Transcribe all of the material below word for word and leave out its pictures.
# Start of Data section
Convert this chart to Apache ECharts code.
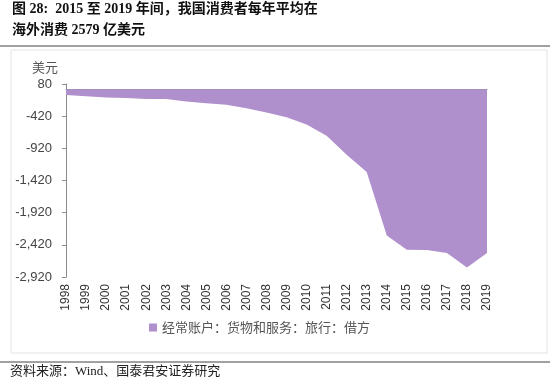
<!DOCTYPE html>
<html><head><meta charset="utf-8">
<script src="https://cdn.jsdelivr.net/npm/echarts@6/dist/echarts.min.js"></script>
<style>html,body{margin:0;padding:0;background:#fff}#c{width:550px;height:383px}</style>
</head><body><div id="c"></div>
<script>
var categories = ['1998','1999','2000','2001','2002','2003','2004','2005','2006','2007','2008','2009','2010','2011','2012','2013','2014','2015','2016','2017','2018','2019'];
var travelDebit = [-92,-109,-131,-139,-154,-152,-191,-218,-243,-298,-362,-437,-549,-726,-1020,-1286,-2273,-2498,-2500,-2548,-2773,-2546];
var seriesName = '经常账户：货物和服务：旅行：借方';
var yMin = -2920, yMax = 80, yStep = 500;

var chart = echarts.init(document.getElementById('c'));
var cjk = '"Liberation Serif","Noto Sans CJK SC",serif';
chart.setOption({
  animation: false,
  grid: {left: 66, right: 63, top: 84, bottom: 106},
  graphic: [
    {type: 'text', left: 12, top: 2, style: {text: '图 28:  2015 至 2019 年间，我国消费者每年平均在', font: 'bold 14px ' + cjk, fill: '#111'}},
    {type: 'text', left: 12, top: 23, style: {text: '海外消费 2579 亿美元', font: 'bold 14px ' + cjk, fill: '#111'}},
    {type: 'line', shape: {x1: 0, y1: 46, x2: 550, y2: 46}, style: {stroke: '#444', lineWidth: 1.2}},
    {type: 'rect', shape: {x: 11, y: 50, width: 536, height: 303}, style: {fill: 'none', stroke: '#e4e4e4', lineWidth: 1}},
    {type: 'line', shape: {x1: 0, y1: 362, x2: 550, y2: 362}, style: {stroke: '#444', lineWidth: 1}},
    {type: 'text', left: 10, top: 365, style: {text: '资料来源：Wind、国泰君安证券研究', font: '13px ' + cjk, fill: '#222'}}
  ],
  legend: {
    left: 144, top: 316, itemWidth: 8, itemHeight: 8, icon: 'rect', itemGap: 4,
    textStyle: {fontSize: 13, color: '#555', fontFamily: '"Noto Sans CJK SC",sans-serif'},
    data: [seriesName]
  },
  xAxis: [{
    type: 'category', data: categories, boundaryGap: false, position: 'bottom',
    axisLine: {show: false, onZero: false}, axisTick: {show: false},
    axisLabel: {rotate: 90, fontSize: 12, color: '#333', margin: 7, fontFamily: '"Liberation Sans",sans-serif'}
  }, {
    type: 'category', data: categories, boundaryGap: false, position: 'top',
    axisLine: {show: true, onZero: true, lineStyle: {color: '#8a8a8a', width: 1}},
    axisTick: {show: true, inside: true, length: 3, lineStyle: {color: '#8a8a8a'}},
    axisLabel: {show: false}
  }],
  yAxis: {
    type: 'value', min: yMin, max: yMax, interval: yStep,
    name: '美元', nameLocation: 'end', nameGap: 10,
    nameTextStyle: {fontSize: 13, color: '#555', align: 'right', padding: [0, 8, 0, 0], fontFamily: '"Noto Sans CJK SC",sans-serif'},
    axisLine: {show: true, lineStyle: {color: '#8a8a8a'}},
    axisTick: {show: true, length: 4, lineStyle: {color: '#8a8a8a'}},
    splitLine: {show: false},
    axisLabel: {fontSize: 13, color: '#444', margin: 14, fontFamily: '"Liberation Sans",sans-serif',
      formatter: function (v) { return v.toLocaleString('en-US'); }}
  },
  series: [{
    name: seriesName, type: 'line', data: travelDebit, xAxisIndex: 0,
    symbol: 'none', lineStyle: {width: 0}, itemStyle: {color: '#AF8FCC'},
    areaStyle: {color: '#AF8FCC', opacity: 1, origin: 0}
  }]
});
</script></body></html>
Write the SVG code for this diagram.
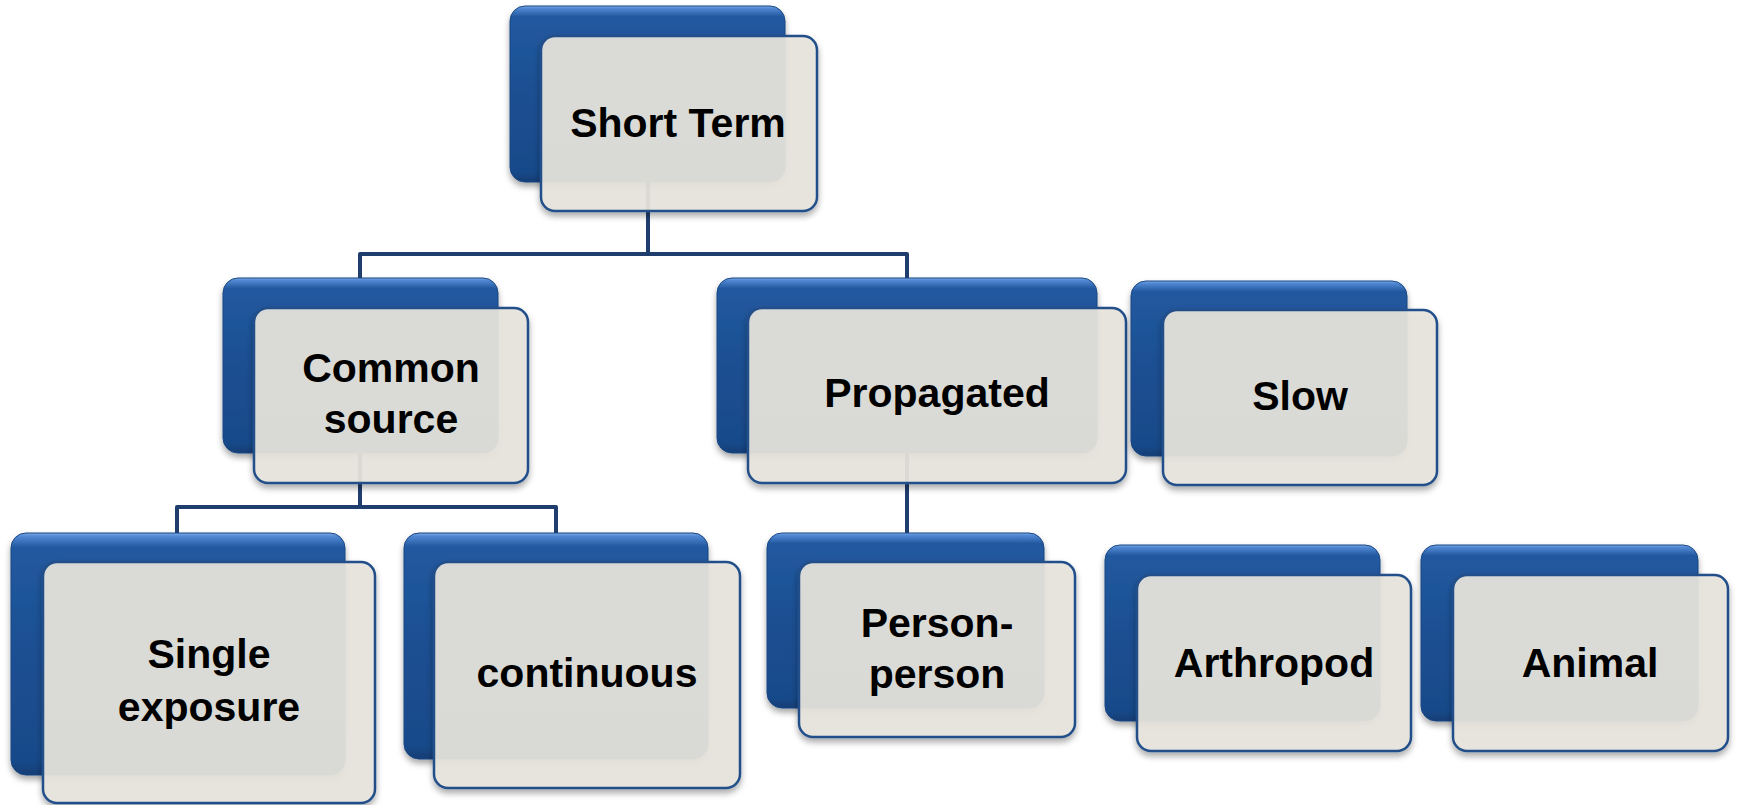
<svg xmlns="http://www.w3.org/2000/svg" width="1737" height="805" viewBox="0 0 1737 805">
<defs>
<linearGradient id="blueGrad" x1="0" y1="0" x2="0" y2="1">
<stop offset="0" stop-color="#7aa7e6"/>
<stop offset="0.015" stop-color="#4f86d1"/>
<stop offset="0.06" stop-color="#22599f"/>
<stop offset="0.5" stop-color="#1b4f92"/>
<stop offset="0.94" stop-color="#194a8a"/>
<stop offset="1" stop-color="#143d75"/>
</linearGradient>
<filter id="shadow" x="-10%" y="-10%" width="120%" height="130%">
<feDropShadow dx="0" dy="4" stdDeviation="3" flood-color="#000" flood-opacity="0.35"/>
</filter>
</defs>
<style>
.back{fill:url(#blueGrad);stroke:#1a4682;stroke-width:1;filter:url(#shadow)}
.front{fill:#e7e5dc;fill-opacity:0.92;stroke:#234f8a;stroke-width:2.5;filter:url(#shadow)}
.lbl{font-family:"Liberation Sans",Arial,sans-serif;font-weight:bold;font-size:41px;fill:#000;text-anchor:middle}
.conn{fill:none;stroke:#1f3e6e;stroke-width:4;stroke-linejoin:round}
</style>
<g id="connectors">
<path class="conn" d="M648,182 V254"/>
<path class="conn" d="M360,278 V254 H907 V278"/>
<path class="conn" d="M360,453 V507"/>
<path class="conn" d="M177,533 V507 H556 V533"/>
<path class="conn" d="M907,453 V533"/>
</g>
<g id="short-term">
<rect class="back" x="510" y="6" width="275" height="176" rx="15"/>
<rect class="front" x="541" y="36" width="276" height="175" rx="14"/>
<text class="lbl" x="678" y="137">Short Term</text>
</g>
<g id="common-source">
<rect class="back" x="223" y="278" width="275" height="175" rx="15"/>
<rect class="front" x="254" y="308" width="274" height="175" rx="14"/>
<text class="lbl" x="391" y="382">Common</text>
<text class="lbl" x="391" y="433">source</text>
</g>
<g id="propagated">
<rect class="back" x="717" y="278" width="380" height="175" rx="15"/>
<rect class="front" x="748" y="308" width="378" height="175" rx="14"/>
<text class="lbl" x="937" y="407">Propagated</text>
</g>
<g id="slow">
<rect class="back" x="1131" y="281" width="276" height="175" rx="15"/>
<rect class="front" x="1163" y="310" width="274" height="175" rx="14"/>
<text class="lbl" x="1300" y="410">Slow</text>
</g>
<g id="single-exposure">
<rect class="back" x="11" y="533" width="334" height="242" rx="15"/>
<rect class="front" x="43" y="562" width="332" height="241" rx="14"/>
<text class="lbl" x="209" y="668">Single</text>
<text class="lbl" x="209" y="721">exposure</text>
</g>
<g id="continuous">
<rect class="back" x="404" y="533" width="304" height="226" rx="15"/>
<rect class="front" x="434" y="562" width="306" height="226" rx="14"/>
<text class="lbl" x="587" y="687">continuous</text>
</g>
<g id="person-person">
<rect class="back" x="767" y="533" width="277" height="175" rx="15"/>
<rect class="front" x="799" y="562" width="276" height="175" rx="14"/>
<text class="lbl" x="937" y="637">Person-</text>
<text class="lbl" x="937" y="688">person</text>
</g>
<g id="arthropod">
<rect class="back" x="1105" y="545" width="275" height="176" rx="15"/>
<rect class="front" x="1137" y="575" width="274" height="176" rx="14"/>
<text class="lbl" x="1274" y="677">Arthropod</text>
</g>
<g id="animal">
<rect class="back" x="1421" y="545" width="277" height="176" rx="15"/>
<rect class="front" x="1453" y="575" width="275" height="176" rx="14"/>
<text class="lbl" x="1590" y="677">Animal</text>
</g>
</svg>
# End of Data section
Correct response »
Convert this chart to Apache ECharts code.
<!DOCTYPE html>
<html><head><meta charset="utf-8">
<script src="https://cdn.jsdelivr.net/npm/echarts@6/dist/echarts.min.js"></script>
<style>html,body{margin:0;padding:0;background:#fff}#c{width:550px;height:383px}</style>
</head><body><div id="c"></div>
<script>
var categories = ['1998','1999','2000','2001','2002','2003','2004','2005','2006','2007','2008','2009','2010','2011','2012','2013','2014','2015','2016','2017','2018','2019'];
var travelDebit = [-92,-109,-131,-139,-154,-152,-191,-218,-243,-298,-362,-437,-549,-726,-1020,-1286,-2273,-2498,-2500,-2548,-2773,-2546];
var seriesName = '经常账户：货物和服务：旅行：借方';
var yMin = -2920, yMax = 80, yStep = 500;

var chart = echarts.init(document.getElementById('c'));
var cjk = '"Liberation Serif","Noto Sans CJK SC",serif';
chart.setOption({
  animation: false,
  grid: {left: 66, right: 63, top: 84, bottom: 106},
  graphic: [
    {type: 'text', left: 12, top: 2, style: {text: '图 28:  2015 至 2019 年间，我国消费者每年平均在', font: 'bold 14px ' + cjk, fill: '#111'}},
    {type: 'text', left: 12, top: 23, style: {text: '海外消费 2579 亿美元', font: 'bold 14px ' + cjk, fill: '#111'}},
    {type: 'line', shape: {x1: 0, y1: 46, x2: 550, y2: 46}, style: {stroke: '#444', lineWidth: 1.2}},
    {type: 'rect', shape: {x: 11, y: 50, width: 536, height: 303}, style: {fill: 'none', stroke: '#e4e4e4', lineWidth: 1}},
    {type: 'line', shape: {x1: 0, y1: 362, x2: 550, y2: 362}, style: {stroke: '#444', lineWidth: 1}},
    {type: 'text', left: 10, top: 365, style: {text: '资料来源：Wind、国泰君安证券研究', font: '13px ' + cjk, fill: '#222'}}
  ],
  legend: {
    left: 144, top: 316, itemWidth: 8, itemHeight: 8, icon: 'rect', itemGap: 4,
    textStyle: {fontSize: 13, color: '#555', fontFamily: '"Noto Sans CJK SC",sans-serif'},
    data: [seriesName]
  },
  xAxis: [{
    type: 'category', data: categories, boundaryGap: false, position: 'bottom',
    axisLine: {show: false, onZero: false}, axisTick: {show: false},
    axisLabel: {rotate: 90, fontSize: 12, color: '#333', margin: 7, fontFamily: '"Liberation Sans",sans-serif'}
  }, {
    type: 'category', data: categories, boundaryGap: false, position: 'top',
    axisLine: {show: true, onZero: true, lineStyle: {color: '#8a8a8a', width: 1}},
    axisTick: {show: true, inside: true, length: 3, lineStyle: {color: '#8a8a8a'}},
    axisLabel: {show: false}
  }],
  yAxis: {
    type: 'value', min: yMin, max: yMax, interval: yStep,
    name: '美元', nameLocation: 'end', nameGap: 10,
    nameTextStyle: {fontSize: 13, color: '#555', align: 'right', padding: [0, 8, 0, 0], fontFamily: '"Noto Sans CJK SC",sans-serif'},
    axisLine: {show: true, lineStyle: {color: '#8a8a8a'}},
    axisTick: {show: true, length: 4, lineStyle: {color: '#8a8a8a'}},
    splitLine: {show: false},
    axisLabel: {fontSize: 13, color: '#444', margin: 14, fontFamily: '"Liberation Sans",sans-serif',
      formatter: function (v) { return v.toLocaleString('en-US'); }}
  },
  series: [{
    name: seriesName, type: 'line', data: travelDebit, xAxisIndex: 0,
    symbol: 'none', lineStyle: {width: 0}, itemStyle: {color: '#AF8FCC'},
    areaStyle: {color: '#AF8FCC', opacity: 1, origin: 0}
  }]
});
</script></body></html>
Write the SVG code for this diagram.
<svg xmlns="http://www.w3.org/2000/svg" width="1737" height="805" viewBox="0 0 1737 805">
<defs>
<linearGradient id="blueGrad" x1="0" y1="0" x2="0" y2="1">
<stop offset="0" stop-color="#7aa7e6"/>
<stop offset="0.015" stop-color="#4f86d1"/>
<stop offset="0.06" stop-color="#22599f"/>
<stop offset="0.5" stop-color="#1b4f92"/>
<stop offset="0.94" stop-color="#194a8a"/>
<stop offset="1" stop-color="#143d75"/>
</linearGradient>
<filter id="shadow" x="-10%" y="-10%" width="120%" height="130%">
<feDropShadow dx="0" dy="4" stdDeviation="3" flood-color="#000" flood-opacity="0.35"/>
</filter>
</defs>
<style>
.back{fill:url(#blueGrad);stroke:#1a4682;stroke-width:1;filter:url(#shadow)}
.front{fill:#e7e5dc;fill-opacity:0.92;stroke:#234f8a;stroke-width:2.5;filter:url(#shadow)}
.lbl{font-family:"Liberation Sans",Arial,sans-serif;font-weight:bold;font-size:41px;fill:#000;text-anchor:middle}
.conn{fill:none;stroke:#1f3e6e;stroke-width:4;stroke-linejoin:round}
</style>
<g id="connectors">
<path class="conn" d="M648,182 V254"/>
<path class="conn" d="M360,278 V254 H907 V278"/>
<path class="conn" d="M360,453 V507"/>
<path class="conn" d="M177,533 V507 H556 V533"/>
<path class="conn" d="M907,453 V533"/>
</g>
<g id="short-term">
<rect class="back" x="510" y="6" width="275" height="176" rx="15"/>
<rect class="front" x="541" y="36" width="276" height="175" rx="14"/>
<text class="lbl" x="678" y="137">Short Term</text>
</g>
<g id="common-source">
<rect class="back" x="223" y="278" width="275" height="175" rx="15"/>
<rect class="front" x="254" y="308" width="274" height="175" rx="14"/>
<text class="lbl" x="391" y="382">Common</text>
<text class="lbl" x="391" y="433">source</text>
</g>
<g id="propagated">
<rect class="back" x="717" y="278" width="380" height="175" rx="15"/>
<rect class="front" x="748" y="308" width="378" height="175" rx="14"/>
<text class="lbl" x="937" y="407">Propagated</text>
</g>
<g id="slow">
<rect class="back" x="1131" y="281" width="276" height="175" rx="15"/>
<rect class="front" x="1163" y="310" width="274" height="175" rx="14"/>
<text class="lbl" x="1300" y="410">Slow</text>
</g>
<g id="single-exposure">
<rect class="back" x="11" y="533" width="334" height="242" rx="15"/>
<rect class="front" x="43" y="562" width="332" height="241" rx="14"/>
<text class="lbl" x="209" y="668">Single</text>
<text class="lbl" x="209" y="721">exposure</text>
</g>
<g id="continuous">
<rect class="back" x="404" y="533" width="304" height="226" rx="15"/>
<rect class="front" x="434" y="562" width="306" height="226" rx="14"/>
<text class="lbl" x="587" y="687">continuous</text>
</g>
<g id="person-person">
<rect class="back" x="767" y="533" width="277" height="175" rx="15"/>
<rect class="front" x="799" y="562" width="276" height="175" rx="14"/>
<text class="lbl" x="937" y="637">Person-</text>
<text class="lbl" x="937" y="688">person</text>
</g>
<g id="arthropod">
<rect class="back" x="1105" y="545" width="275" height="176" rx="15"/>
<rect class="front" x="1137" y="575" width="274" height="176" rx="14"/>
<text class="lbl" x="1274" y="677">Arthropod</text>
</g>
<g id="animal">
<rect class="back" x="1421" y="545" width="277" height="176" rx="15"/>
<rect class="front" x="1453" y="575" width="275" height="176" rx="14"/>
<text class="lbl" x="1590" y="677">Animal</text>
</g>
</svg>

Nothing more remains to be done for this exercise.